Mon Dec 16 08:12:57 PST 2024

adam-bzowski wrote:

> Generally, can you share what your actual motivating case here is?

Hi, thanks for the comments. The original motivation is as follows. Consider the simple code here:
https://godbolt.org/z/GzGsjbaG4
In principle, one would expect that both sides result in the same IR, as the division by 128 is exchanged for the right shift by 7. But, as you can see, the division results in lshr for i16s, while the original lshr ends up with i32s plus unnecessary zext and trunc. This may not have much impact for such a simple code, but when you close the code in a loop, the vectorizer produces a worse code, as you can see here:
https://godbolt.org/z/7EPnj9a8d

I was looking at this issue and realized that the essential difference between the two cases is how CVP treats udiv and lshr.
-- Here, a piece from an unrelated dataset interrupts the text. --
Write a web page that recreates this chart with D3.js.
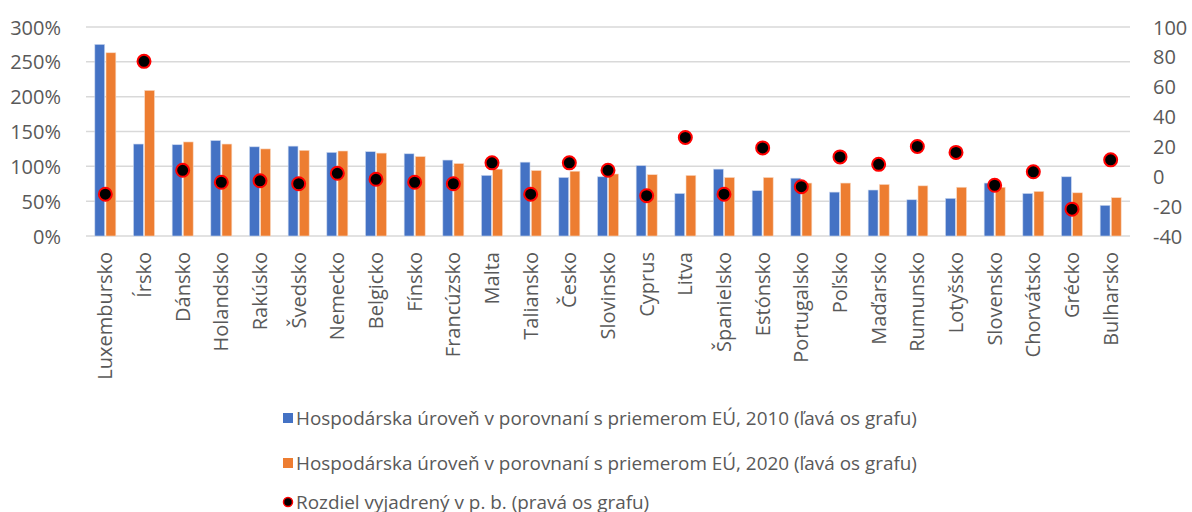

Since lshr is a relatively cheap instruction, we do not want to narrow it too aggressively. We want to avoid the situation where the gain from the narrowing is overshadowed by the inserted zexts and truncs. That's why I added the condition that lshr must be followed by truncs. With this constraint the resulting code after the narrowing does seem to be slightly faster. Please let me know what you think!

https://github.com/llvm/llvm-project/pull/119577